Practice, Practice, Practice
When you’re heads down, operating on your presentation, it’s hard to step back and do a practice run. I get it. But I do hope that this will encourage you to think hard about how you frame your message, not just what you choose to present. Ultimately, a combination of strong content and engaging presentation will lead to a memorable experience in the eyes of your audience that will separate you from other designers.
important If you give speeches regularly (and most folks don’t) then you can get away with less practice. But if you don’t and are feeling rusty, a general rule of thumb is to spend about ten times as much time practicing a speech as giving it. Now this might seem like a lot—a one-hour presentation would equate to ten hours. But if you’re presenting your portfolio to multiple companies and you’re interviewing in several places, this number becomes much more reasonable.

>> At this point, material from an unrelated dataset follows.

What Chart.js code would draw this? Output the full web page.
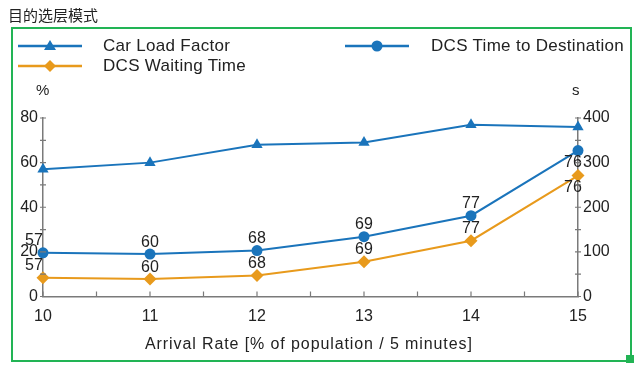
<!DOCTYPE html>
<html>
<head>
<meta charset="utf-8">
<script src="https://cdn.jsdelivr.net/npm/chart.js@4.4.1/dist/chart.umd.min.js"></script>
<style>
  html, body { margin: 0; padding: 0; background: #ffffff; }
  body { width: 644px; height: 374px; position: relative; overflow: hidden; font-family: "Liberation Sans", Arial, sans-serif; color: #222; }
  #wrap { position: absolute; left: 0; top: 0; width: 644px; height: 374px; }
  .abs { position: absolute; white-space: nowrap; }
  #title { left: 8px; top: 4px; font-size: 15px; font-family: "Noto Sans CJK SC", sans-serif; color: #222; }
  #frame { left: 11px; top: 27px; width: 617px; height: 331px; border: 2px solid #22b455; }
  #corner { left: 626px; top: 355px; width: 8px; height: 8px; background: #22b455; }
  .leg { font-size: 17px; line-height: 20px; letter-spacing: 0.3px; }
  .axtitle { font-size: 15px; }
  #xtitle { font-size: 16px; letter-spacing: 0.9px; }
</style>
</head>
<body>
<div id="wrap"><canvas id="chart" width="644" height="374"></canvas></div>
<div class="abs" id="frame"></div>
<div class="abs" id="corner"></div>
<div class="abs" id="title">目的选层模式</div>

<svg class="abs" style="left:16px;top:36px" width="70" height="40">
  <line x1="2" y1="10" x2="66" y2="10" stroke="#1a74bb" stroke-width="2.5"/>
  <polygon points="34,4 40,14 28,14" fill="#1a74bb"/>
  <line x1="2" y1="30" x2="66" y2="30" stroke="#e89a1c" stroke-width="2.5"/>
  <polygon points="34,24 40,30 34,36 28,30" fill="#e89a1c"/>
</svg>
<svg class="abs" style="left:343px;top:36px" width="70" height="20">
  <line x1="2" y1="10" x2="66" y2="10" stroke="#1a74bb" stroke-width="2.5"/>
  <circle cx="34" cy="10" r="5.5" fill="#1a74bb"/>
</svg>
<div class="abs leg" style="left:103px;top:36px">Car Load Factor</div>
<div class="abs leg" style="left:103px;top:56px">DCS Waiting Time</div>
<div class="abs leg" style="left:431px;top:36px">DCS Time to Destination</div>

<div class="abs axtitle" style="left:36px;top:81px">%</div>
<div class="abs axtitle" style="left:572px;top:81px">s</div>
<div class="abs" id="xtitle" style="left:145px;top:335px">Arrival Rate [% of population / 5 minutes]</div>

<script>
const arrivalRates = [10, 11, 12, 13, 14, 15];
const carLoadFactor = [57, 60, 68, 69, 77, 76];
const dcsTimeToDestination = [98, 95, 103, 134, 181, 327];
const dcsWaitingTime = [42, 39, 47, 78, 125, 271];

const blue = "#1a74bb";
const orange = "#e89a1c";
const axisColor = "#7a7a7a";

function points(values) {
  return arrivalRates.map((x, i) => ({ x: x, y: values[i] }));
}

// car load factor values are printed over the two time series (as in the source picture)
const pointLabels = {
  id: "pointLabels",
  afterDatasetsDraw(chart) {
    const ctx = chart.ctx;
    ctx.save();
    ctx.font = "16px 'Liberation Sans', Arial, sans-serif";
    ctx.fillStyle = "#222";
    ctx.textAlign = "center";
    ctx.textBaseline = "middle";
    [1, 2].forEach((dsIndex) => {
      const meta = chart.getDatasetMeta(dsIndex);
      meta.data.forEach((pt, i) => {
        let dx = 0;
        let dy = -12;
        if (i === 0) dx = -9;
        if (i === meta.data.length - 1) { dx = -5; dy = 12; }
        ctx.fillText(String(carLoadFactor[i]), pt.x + dx, pt.y + dy);
      });
    });
    ctx.restore();
  },
};

// small tick marks: inward on the x axis, crossing the axis line on both y axes
const tickMarks = {
  id: "tickMarks",
  afterDraw(chart) {
    const ctx = chart.ctx;
    const area = chart.chartArea;
    ctx.save();
    ctx.strokeStyle = axisColor;
    ctx.lineWidth = 1.2;
    ctx.beginPath();
    chart.scales.x.ticks.forEach((t) => {
      const x = chart.scales.x.getPixelForValue(t.value);
      ctx.moveTo(x, area.bottom);
      ctx.lineTo(x, area.bottom - 5);
    });
    chart.scales.yLeft.ticks.forEach((t) => {
      const y = chart.scales.yLeft.getPixelForValue(t.value);
      ctx.moveTo(area.left - 3, y);
      ctx.lineTo(area.left + 3, y);
    });
    chart.scales.yRight.ticks.forEach((t) => {
      const y = chart.scales.yRight.getPixelForValue(t.value);
      ctx.moveTo(area.right - 3, y);
      ctx.lineTo(area.right + 3, y);
    });
    ctx.stroke();
    ctx.restore();
  },
};

const tickLabelFont = { family: "'Liberation Sans', Arial, sans-serif", size: 16 };
const hiddenGrid = (len) => ({ drawOnChartArea: false, drawTicks: true, tickLength: len, color: "rgba(0,0,0,0)" });

new Chart(document.querySelector("#chart"), {
  type: "line",
  data: {
    datasets: [
      {
        label: "Car Load Factor",
        data: points(carLoadFactor),
        yAxisID: "yLeft",
        borderColor: blue,
        backgroundColor: blue,
        borderWidth: 2,
        pointStyle: "triangle",
        pointRadius: 6.5,
        pointBorderWidth: 0,
        clip: false,
      },
      {
        label: "DCS Time to Destination",
        data: points(dcsTimeToDestination),
        yAxisID: "yRight",
        borderColor: blue,
        backgroundColor: blue,
        borderWidth: 2,
        pointStyle: "circle",
        pointRadius: 5.5,
        pointBorderWidth: 0,
        clip: false,
      },
      {
        label: "DCS Waiting Time",
        data: points(dcsWaitingTime),
        yAxisID: "yRight",
        borderColor: orange,
        backgroundColor: orange,
        borderWidth: 2,
        pointStyle: "rectRot",
        pointRadius: 6.5,
        pointBorderWidth: 0,
        clip: false,
      },
    ],
  },
  options: {
    responsive: false,
    animation: false,
    layout: { padding: { top: 118, bottom: 0, left: 0, right: 0 } },
    plugins: { legend: { display: false }, tooltip: { enabled: false } },
    scales: {
      x: {
        type: "linear",
        min: 10,
        max: 15,
        afterFit(scale) { scale.height = 77.5; },
        border: { display: true, color: axisColor, width: 1.5 },
        grid: hiddenGrid(5),
        ticks: {
          stepSize: 0.5,
          color: "#222",
          font: tickLabelFont,
          padding: 5,
          maxRotation: 0,
          autoSkip: false,
          callback: (v) => (Number.isInteger(v) ? String(v) : ""),
        },
      },
      yLeft: {
        position: "left",
        min: 0,
        max: 80,
        afterFit(scale) { scale.width = 43; },
        border: { display: true, color: axisColor, width: 1.5 },
        grid: hiddenGrid(4),
        ticks: {
          stepSize: 10,
          color: "#222",
          font: tickLabelFont,
          padding: 1,
          autoSkip: false,
          callback: (v) => (v % 20 === 0 ? String(v) : ""),
        },
      },
      yRight: {
        position: "right",
        min: 0,
        max: 400,
        afterFit(scale) { scale.width = 66; },
        border: { display: true, color: axisColor, width: 1.5 },
        grid: hiddenGrid(4),
        ticks: {
          stepSize: 50,
          color: "#222",
          font: tickLabelFont,
          padding: 1,
          autoSkip: false,
          callback: (v) => (v % 100 === 0 ? String(v) : ""),
        },
      },
    },
  },
  plugins: [pointLabels, tickMarks],
});
</script>
</body>
</html>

Behavioral interviews usually follow soon after your design presentation and the various design exercises. I’ll break this interview format down by function: outside of design, you’ll learn how to build rapport with product management, engineering, and research. You’ll want to build rapport and get people excited to work with you. I’ll also share best practices with stories of success and failures along the way.
Behavioral Interview Format at a Glance
The goal of cross-functional interviews is to get a 360-degree view of how you approach your work and collaborate with others. Typically these will be one-on-one interviews about 30 minutes each or one-hour pair interviews.